The remains were relocated from dilapidated graves to Kinazi Genocide Memorial which accommodates 163,150 remains.
The victims laid there were killed in former Commune Ntongwe and Mayaga.
Elise Mukarubuga, a survivor who provided testimonies at the event revealed she lost 42 relatives during Genocide against Tutsi.
“Our family was composed of 63 people but only 21 survived,” she said.
Mukarubuga disclosed that Interahamwe militiamen surrounded them, threw grenades and fired several bullets among them in the night of 20th April 1994.
Senator Prof.
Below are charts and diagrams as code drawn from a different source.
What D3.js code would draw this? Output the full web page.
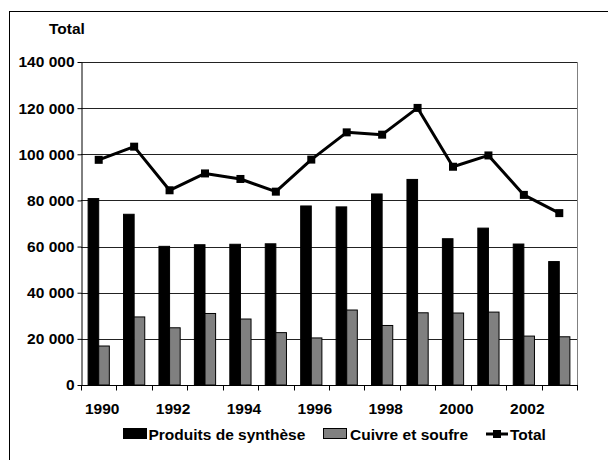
<!DOCTYPE html>
<html>
<head>
<meta charset="utf-8">
<script src="https://cdn.jsdelivr.net/npm/d3@7"></script>
<style>
  body { margin: 0; background: #fff; }
  text { font-family: "Liberation Sans", Arial, sans-serif; font-weight: bold; font-size: 15.5px; fill: #000; }
</style>
</head>
<body>
<div id="chart"></div>
<script>
var width = 608;
var height = 460;

// data
var years = [1990, 1991, 1992, 1993, 1994, 1995, 1996, 1997, 1998, 1999, 2000, 2001, 2002, 2003];
var produits = [80800, 74000, 60100, 60800, 61000, 61200, 77600, 77200, 82800, 89100, 63400, 68000, 61100, 53500];
var cuivre = [16900, 29500, 24800, 31000, 28600, 22700, 20400, 32500, 25800, 31300, 31200, 31600, 21200, 20900];
var total = [97600, 103300, 84400, 91700, 89300, 83800, 97700, 109500, 108500, 120100, 94600, 99500, 82400, 74500];
var yTicks = [0, 20000, 40000, 60000, 80000, 100000, 120000, 140000];
var seriesNames = ["Produits de synthèse", "Cuivre et soufre", "Total"];

// plot area (note: "top" is taken by window.top, so use other names)
var plotLeft = 81, plotRight = 577, plotTop = 62, plotBottom = 385;

var svg = d3.select("#chart").append("svg").attr("width", width).attr("height", height);

// outer frame (runs off the picture on the right and bottom)
svg.append("rect").attr("x", 9.5).attr("y", 11.5).attr("width", 640).attr("height", 480)
    .attr("fill", "none").attr("stroke", "#000").attr("stroke-width", 1);

var x = d3.scaleBand().domain(years).range([plotLeft, plotRight]).paddingInner(0).paddingOuter(0);
var xs = d3.scaleBand().domain([0, 1]).range([0, x.bandwidth()]).paddingInner(0).paddingOuter(0.67);
var y = d3.scaleLinear().domain([0, 140000]).range([plotBottom, plotTop]);

var fmt = d3.formatLocale({decimal: ",", thousands: " ", grouping: [3], currency: ["", ""]}).format(",d");

// gridlines
svg.append("g").selectAll("line").data(yTicks.slice(1)).enter().append("line")
    .attr("x1", plotLeft).attr("x2", plotRight)
    .attr("y1", function(d) { return Math.round(y(d)) + 0.5; })
    .attr("y2", function(d) { return Math.round(y(d)) + 0.5; })
    .attr("stroke", "#222").attr("stroke-width", 1);

// right border of plot area
svg.append("line").attr("x1", plotRight + 0.5).attr("x2", plotRight + 0.5).attr("y1", plotTop).attr("y2", plotBottom)
    .attr("stroke", "#808080");

// bars
var groups = svg.append("g").selectAll("g").data(years).enter().append("g")
    .attr("transform", function(d) { return "translate(" + x(d) + ",0)"; });

groups.append("rect")
    .attr("x", xs(0)).attr("width", xs.bandwidth())
    .attr("y", function(d, i) { return y(produits[i]); })
    .attr("height", function(d, i) { return plotBottom - y(produits[i]); })
    .attr("fill", "#000").attr("stroke", "#000").attr("stroke-width", 1);

groups.append("rect")
    .attr("x", xs(1)).attr("width", xs.bandwidth())
    .attr("y", function(d, i) { return y(cuivre[i]); })
    .attr("height", function(d, i) { return plotBottom - y(cuivre[i]); })
    .attr("fill", "#808080").attr("stroke", "#000").attr("stroke-width", 1);

// axes
var yAxis = d3.axisLeft(y).tickValues(yTicks).tickSize(4).tickSizeOuter(0).tickPadding(3).tickFormat(fmt);
var gy = svg.append("g").attr("transform", "translate(" + (plotLeft + 0.5) + ",0)").call(yAxis);
gy.attr("font-size", null).attr("font-family", null);
gy.select(".domain").attr("stroke", "#000");

var gx = svg.append("g").attr("transform", "translate(0," + (plotBottom + 0.5) + ")");
gx.append("line").attr("x1", plotLeft).attr("x2", plotRight + 1).attr("stroke", "#000");
gx.selectAll("line.tick").data(years.concat([years[years.length - 1] + 1])).enter().append("line")
    .attr("class", "tick")
    .attr("x1", function(d, i) { return Math.round(plotLeft + i * x.step()) + 0.5; })
    .attr("x2", function(d, i) { return Math.round(plotLeft + i * x.step()) + 0.5; })
    .attr("y1", 0).attr("y2", 5).attr("stroke", "#000");
gx.selectAll("text").data(years.filter(function(d) { return d % 2 === 0; })).enter().append("text")
    .attr("x", function(d) { return x(d) + x.bandwidth() / 2 + 3.5; })
    .attr("y", 28.5)
    .attr("text-anchor", "middle")
    .text(function(d) { return d; });

// total line
var line = d3.line()
    .x(function(d, i) { return x(years[i]) + x.bandwidth() / 2; })
    .y(function(d) { return y(d); });
svg.append("path").datum(total).attr("d", line)
    .attr("fill", "none").attr("stroke", "#000").attr("stroke-width", 3).attr("stroke-linejoin", "round");
svg.append("g").selectAll("rect").data(total).enter().append("rect")
    .attr("x", function(d, i) { return x(years[i]) + x.bandwidth() / 2 - 4; })
    .attr("y", function(d) { return y(d) - 4; })
    .attr("width", 8).attr("height", 8).attr("fill", "#000");

// axis title
svg.append("text").attr("x", 49).attr("y", 34).text("Total");

// legend
var legend = svg.append("g");
legend.append("rect").attr("x", 123.5).attr("y", 428.5).attr("width", 23).attr("height", 10)
    .attr("fill", "#000").attr("stroke", "#000");
legend.append("text").attr("x", 148.5).attr("y", 440).text(seriesNames[0]);
legend.append("rect").attr("x", 323.5).attr("y", 428.5).attr("width", 23).attr("height", 10)
    .attr("fill", "#808080").attr("stroke", "#000");
legend.append("text").attr("x", 350).attr("y", 440).text(seriesNames[1]);
legend.append("line").attr("x1", 486).attr("x2", 508).attr("y1", 434).attr("y2", 434)
    .attr("stroke", "#000").attr("stroke-width", 3);
legend.append("rect").attr("x", 493).attr("y", 430).attr("width", 8).attr("height", 8).attr("fill", "#000");
legend.append("text").attr("x", 510).attr("y", 440).text(seriesNames[2]);
</script>
</body>
</html>
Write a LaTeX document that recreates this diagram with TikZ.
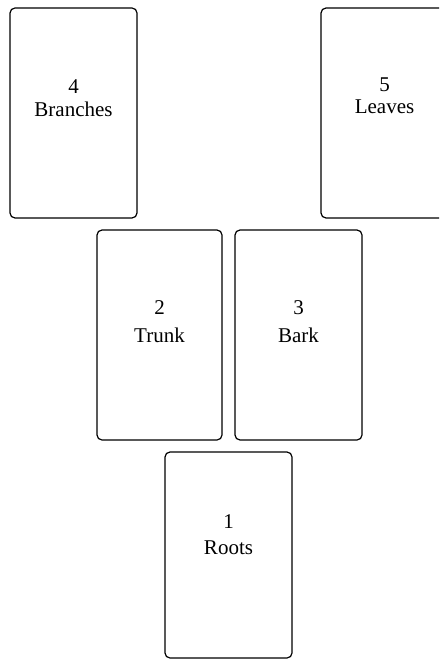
\documentclass[tikz,border=0pt]{standalone}
\usepackage{fontspec}
\setmainfont{Liberation Serif}
\usetikzlibrary{calc}
\begin{document}
\begin{tikzpicture}[x=1pt,y=-1pt,
  card/.style={draw=black, line width=1.2pt, rounded corners=5pt, fill=white, inner sep=0pt},
  lbl/.style={anchor=base, inner sep=0pt, font=\fontsize{21}{25}\selectfont}]
\useasboundingbox (0,0) rectangle (439,660);
\clip (0,0) rectangle (439,660);
\node[card, minimum width=127pt, minimum height=210pt] (c4) at (73.5,113) {};
\node[card, minimum width=127pt, minimum height=210pt] (c5) at (384.5,113) {};
\node[card, minimum width=125pt, minimum height=210pt] (c2) at (159.5,335) {};
\node[card, minimum width=127pt, minimum height=210pt] (c3) at (298.5,335) {};
\node[card, minimum width=127pt, minimum height=206pt] (c1) at (228.5,555) {};
\node[lbl] (n4) at (73.5,94) {4};
\node[lbl] (t4) at (73.5,117) {Branches};
\node[lbl] (n5) at (384.5,92) {5};
\node[lbl] (t5) at (384.5,114) {Leaves};
\node[lbl] (n2) at (159.5,314) {2};
\node[lbl] (t2) at (159.5,342) {Trunk};
\node[lbl] (n3) at (298.5,314) {3};
\node[lbl] (t3) at (298.5,342) {Bark};
\node[lbl] (n1) at (228.5,528) {1};
\node[lbl] (t1) at (228.5,554) {Roots};
\end{tikzpicture}
\end{document}
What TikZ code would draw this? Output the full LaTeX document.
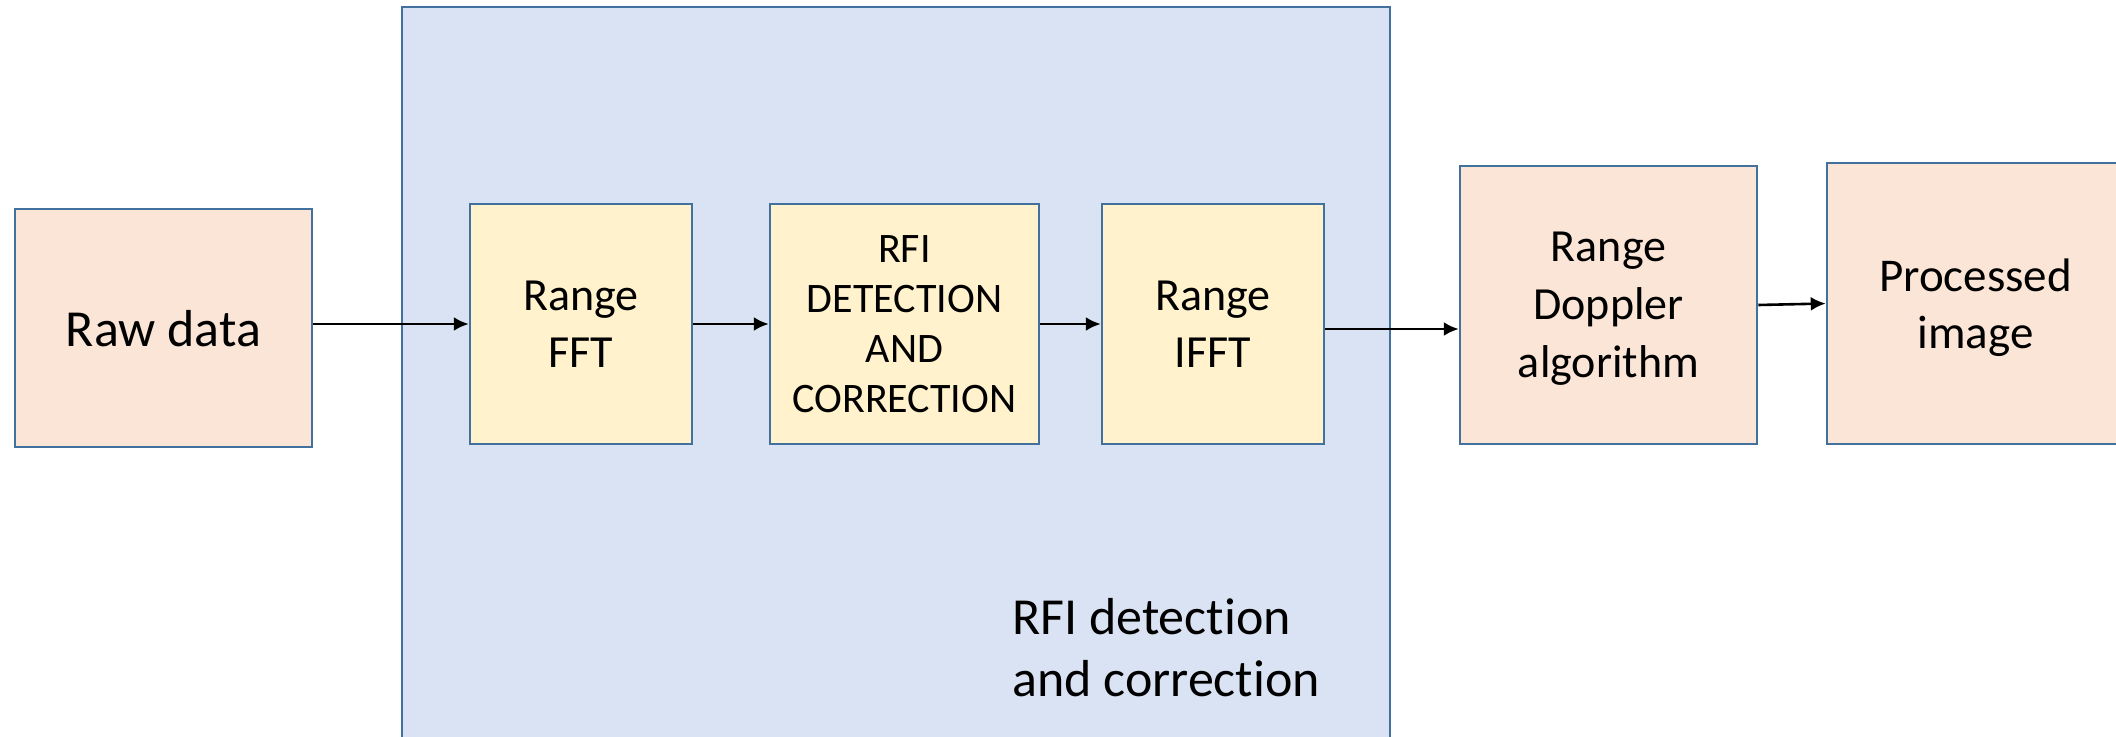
\documentclass[tikz,border=0pt]{standalone}
\usepackage{fontspec}
\setmainfont{Carlito}[Ligatures=NoCommon]
\usetikzlibrary{arrows.meta}
\definecolor{bordc}{HTML}{41719C}
\definecolor{bigfill}{HTML}{DAE3F3}
\definecolor{peach}{HTML}{FBE5D6}
\definecolor{yell}{HTML}{FFF2CC}
\tikzset{
  blk/.style={draw=bordc, line width=2.5pt, inner sep=0pt, align=center},
  peachbox/.style={blk, fill=peach},
  yellbox/.style={blk, fill=yell},
  conn/.style={line width=2.6pt, -{Latex[length=15pt,width=14pt]}},
}
\begin{document}
\begin{tikzpicture}[x=1pt,y=-1pt]
\useasboundingbox (0,0) rectangle (2116,736);
\clip (0,0) rectangle (2116,736);
\fill[white] (0,0) rectangle (2116,736);
% big container
\draw[draw=bordc, fill=bigfill, line width=2.5pt] (402,7) rectangle (1390,790);
\node[anchor=west, align=left, inner sep=0pt, font=\fontsize{52}{62}\selectfont] (lbl) at (1012,648) {RFI detection\\and correction};
% boxes
\node[peachbox, minimum width=297pt, minimum height=238pt, text depth=0pt, font=\fontsize{52}{62}\selectfont] (raw) at (163.5,328) {Raw data};
\node[yellbox, minimum width=222pt, minimum height=240pt, font=\fontsize{46}{57}\selectfont] (fft) at (581,324) {Range\\FFT};
\node[yellbox, minimum width=269pt, minimum height=240pt, font=\fontsize{42}{50}\selectfont] (rfi) at (904.5,324) {RFI\\DETECTION\\AND\\CORRECTION};
\node[yellbox, minimum width=222pt, minimum height=240pt, font=\fontsize{46}{57}\selectfont] (ifft) at (1213,324) {Range\\IFFT};
\node[peachbox, minimum width=297pt, minimum height=278pt, text depth=0pt, font=\fontsize{46}{58}\selectfont] (rd) at (1608.5,305) {Range\\Doppler\\algorithm};
\node[peachbox, minimum width=297pt, minimum height=281pt, text depth=0pt, font=\fontsize{47}{57}\selectfont] (pi) at (1975.5,303.5) {Processed\\image};
% connectors
\draw[conn] (raw.east |- fft.west) -- (fft.west);
\draw[conn] (fft.east) -- (rfi.west);
\draw[conn] (rfi.east) -- (ifft.west);
\draw[conn] ([yshift=-5pt]ifft.east) -- ([yshift=-5pt]ifft.east -| rd.west);
\draw[conn] (rd.east) -- (pi.west);
\end{tikzpicture}
\end{document}
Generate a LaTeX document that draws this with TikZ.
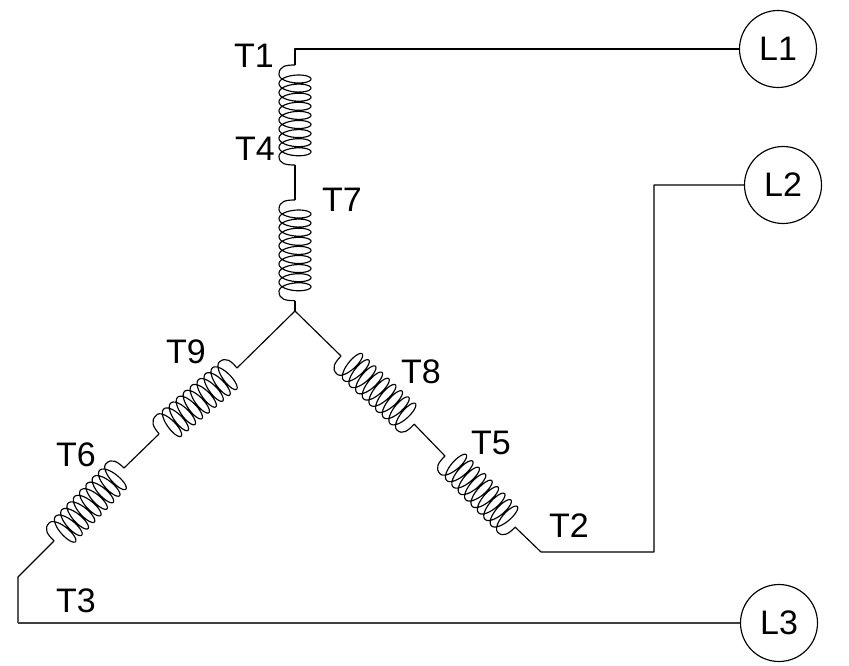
\documentclass[tikz,border=0pt]{standalone}
\usepackage{fontspec}
\setmainfont{Liberation Sans}
\newcommand{\mycoil}[3]{%
  \begin{scope}[shift={(#1)},rotate=#2,x=1pt,y=1pt]
    \draw[wire] (0,0) .. controls (0,-9) and (1,-16) .. (9.45,-16)
      -- plot[domain=0:56.549,samples=325,smooth] ({9.45+1.448*\x+6.1*sin(\x r)},{-16*cos(\x r)})
      .. controls (#3-1,-16) and (#3,-9) .. (#3,0);
  \end{scope}}
\tikzset{
  wire/.style={draw=black,line width=1.15pt,line join=round},
  heavy/.style={draw=black!75,line width=1.7pt},
  lab/.style={font=\fontsize{34}{34}\selectfont,inner sep=0pt,text=black},
  term/.style={circle,draw=black,line width=1.15pt,minimum size=77pt,inner sep=0pt,font=\fontsize{34}{34}\selectfont}
}
\begin{document}
\begin{tikzpicture}[x=1pt,y=-1pt]
\useasboundingbox (0,0) rectangle (849,666);
\node[term] (L1) at (778,49) {L1};
\node[term] (L2) at (783,185) {L2};
\node[term] (L3) at (779,623) {L3};
\coordinate (a1) at (295,65);
\coordinate (a2) at (295,165);
\coordinate (b1) at (295,200);
\coordinate (b2) at (295,300.7);
\coordinate (j) at (295,311);
\coordinate (c1) at (341,356);
\coordinate (c2) at (414,424);
\coordinate (d1) at (445,456);
\coordinate (d2) at (515,527);
\coordinate (e) at (541,552);
\coordinate (f) at (654,552);
\coordinate (g1) at (237,368);
\coordinate (g2) at (159,434);
\coordinate (h1) at (124,468);
\coordinate (h2) at (54,541);
\coordinate (k) at (18,577);
\coordinate (m) at (18,623);
\mycoil{a1}{-90}{100}
\mycoil{b1}{-90}{100.7}
\mycoil{c1}{-43}{100}
\mycoil{d1}{-45.4}{100}
\mycoil{g1}{-139.8}{102}
\mycoil{h1}{-133.8}{101}
\draw[wire] (a1) |- (L1.west);
\draw[wire] (a2) -- (b1);
\draw[wire] (b2) -- (j);
\draw[wire] (j) -- (c1);
\draw[wire] (c2) -- (d1);
\draw[wire] (d2) -- (e) -- (f) |- (L2.west);
\draw[wire] (j) -- (g1);
\draw[wire] (g2) -- (h1);
\draw[wire] (h2) -- (k) -- (m);
\draw[heavy] (m) -- (L3.west);
\node[lab] (T1) at (254,55.5) {T1};
\node[lab] (T4) at (255,149) {T4};
\node[lab] (T7) at (342,200) {T7};
\node[lab] (T8) at (421,372) {T8};
\node[lab] (T9) at (186,352) {T9};
\node[lab] (T6) at (76,455) {T6};
\node[lab] (T5) at (491,443) {T5};
\node[lab] (T2) at (569,526) {T2};
\node[lab] (T3) at (76,601) {T3};
\end{tikzpicture}
\end{document}
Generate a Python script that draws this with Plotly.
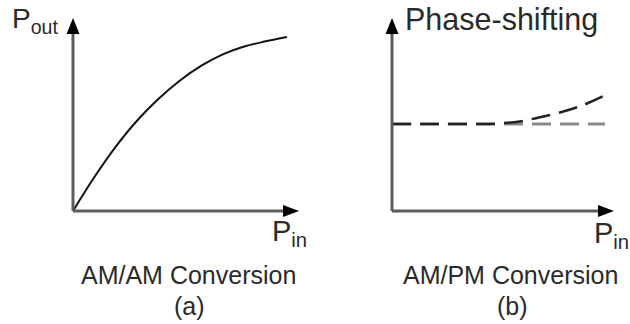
import plotly.graph_objects as go

# ---- data ----
pin_am = [0.0, 0.1, 0.2, 0.3, 0.4, 0.5, 0.6, 0.7, 0.8, 0.9, 1.0]
pout_am = [0.0, 0.195, 0.37, 0.52, 0.645, 0.75, 0.835, 0.9, 0.945, 0.975, 1.0]

pin_pm = [0.0, 0.2, 0.4, 0.5, 0.6, 0.7, 0.8, 0.9, 1.0]
phase_pm = [0.5, 0.5, 0.5, 0.503, 0.515, 0.54, 0.57, 0.61, 0.665]
phase_ref_x = [0.0, 1.0]
phase_ref_y = [0.5, 0.5]

W, H = 630, 324
# pixel calibration of each panel (origin pixel and pixels per unit)
OX1, OX2, OY = 73, 392, 211
UX1, UX2, UY = 214, 213, 174

fig = go.Figure()

fig.add_trace(go.Scatter(x=pin_am, y=pout_am, mode="lines", line=dict(color="#111", width=2, shape="spline"),
                         xaxis="x", yaxis="y", showlegend=False, hoverinfo="skip"))
fig.add_trace(go.Scatter(x=phase_ref_x, y=phase_ref_y, mode="lines",
                         line=dict(color="#8a8a8a", width=3, dash="19px,9px"),
                         xaxis="x2", yaxis="y2", showlegend=False, hoverinfo="skip"))
fig.add_trace(go.Scatter(x=pin_pm, y=phase_pm, mode="lines",
                         line=dict(color="#222", width=2.5, dash="19px,9px", shape="spline"),
                         xaxis="x2", yaxis="y2", showlegend=False, hoverinfo="skip"))


def dx(px, ox, ux):
    return (px - ox) / ux


def dy(py):
    return (OY - py) / UY


shapes = []
for (ox, ux, xr, yr, xtip) in [(OX1, UX1, "x", "y", 299), (OX2, UX2, "x2", "y2", 614)]:
    # vertical axis
    shapes.append(dict(type="line", xref=xr, yref=yr, x0=0, y0=0, x1=0, y1=dy(33),
                       line=dict(color="#5c5c5c", width=3)))
    shapes.append(dict(type="path", xref=xr, yref=yr,
                       path="M {},{} L {},{} L {},{} Z".format(dx(ox - 6.5, ox, ux), dy(34), dx(ox + 6.5, ox, ux), dy(34), 0, dy(18)),
                       fillcolor="#000", line=dict(width=0)))
    # horizontal axis
    shapes.append(dict(type="line", xref=xr, yref=yr, x0=0, y0=0, x1=dx(xtip - 15, ox, ux), y1=0,
                       line=dict(color="#5c5c5c", width=3)))
    shapes.append(dict(type="path", xref=xr, yref=yr,
                       path="M {},{} L {},{} L {},{} Z".format(dx(xtip - 16, ox, ux), dy(OY - 6), dx(xtip - 16, ox, ux), dy(OY + 6), dx(xtip, ox, ux), 0),
                       fillcolor="#000", line=dict(width=0)))

FONT = "Liberation Sans, Arial, sans-serif"
TXT = "#2a2a2a"


def ann(text, x, y, size, xanchor="center"):
    return dict(text=text, x=x / W, y=1 - y / H, xref="paper", yref="paper", showarrow=False,
                xanchor=xanchor, yanchor="middle", font=dict(family=FONT, size=size, color=TXT))


annotations = [
    ann("P<sub>out</sub>", 10, 20, 28, "left"),
    ann("P<sub>in</sub>", 270, 233, 29, "left"),
    ann("P<sub>in</sub>", 592, 235, 29, "left"),
    ann("Phase-shifting", 502, 19, 30.5),
    ann("AM/AM Conversion", 188, 275, 25),
    ann("(a)", 189, 306, 25),
    ann("AM/PM Conversion", 510, 275, 25),
    ann("(b)", 512, 306, 25),
]

ax_common = dict(visible=False, showgrid=False, zeroline=False, fixedrange=True)
fig.update_layout(
    width=W, height=H, autosize=False,
    margin=dict(l=0, r=0, t=0, b=0),
    paper_bgcolor="white", plot_bgcolor="white",
    xaxis=dict(domain=[0, 0.5], range=[dx(0, OX1, UX1), dx(315, OX1, UX1)], anchor="y", **ax_common),
    yaxis=dict(domain=[0, 1], range=[dy(H), dy(0)], anchor="x", **ax_common),
    xaxis2=dict(domain=[0.5, 1], range=[dx(315, OX2, UX2), dx(630, OX2, UX2)], anchor="y2", **ax_common),
    yaxis2=dict(domain=[0, 1], range=[dy(H), dy(0)], anchor="x2", **ax_common),
    shapes=shapes,
    annotations=annotations,
    showlegend=False,
)

fig.write_html("out.html", config={"displayModeBar": False})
Jean Pierre Dusingizemungu who delivered a talk at the event, explained how the first and second republics resepctively led by Gregoire Kayibanda and Juvenal Habyarimana fuelled ethnic divisionism.
“A learner in primary school had a document showing his/her ethnic identity. The home was also known when the pupil turned seven years old,” he noted.
As Prof. Dusingizemungu explained, students at the time did not get equal opportunities to access education as those identified as Tutsis continued to be persecuted.
He however thanked the current government which reunited Rwandans and promoted reconciliation for people to live in harmony.
The President of IBUKA, Egide Nkuranga said that commemorating is a way to preserve memory of victims killed during Genocide against Tutsi.
“The youth need to be deeply taught the history of Genocide against Tutsi and learn more from testimonies,” he said.
The Ministry of Local Government, Jean Marie Vianney Gatabazi has said that the youth need to be properly raised lest they are lured by propagandists propagating Genocide ideology.
He also blamed the bad leadership which planned and executed Genocide, and comforted survivors reassuring them of continued support to promote their wellbeing through different programs.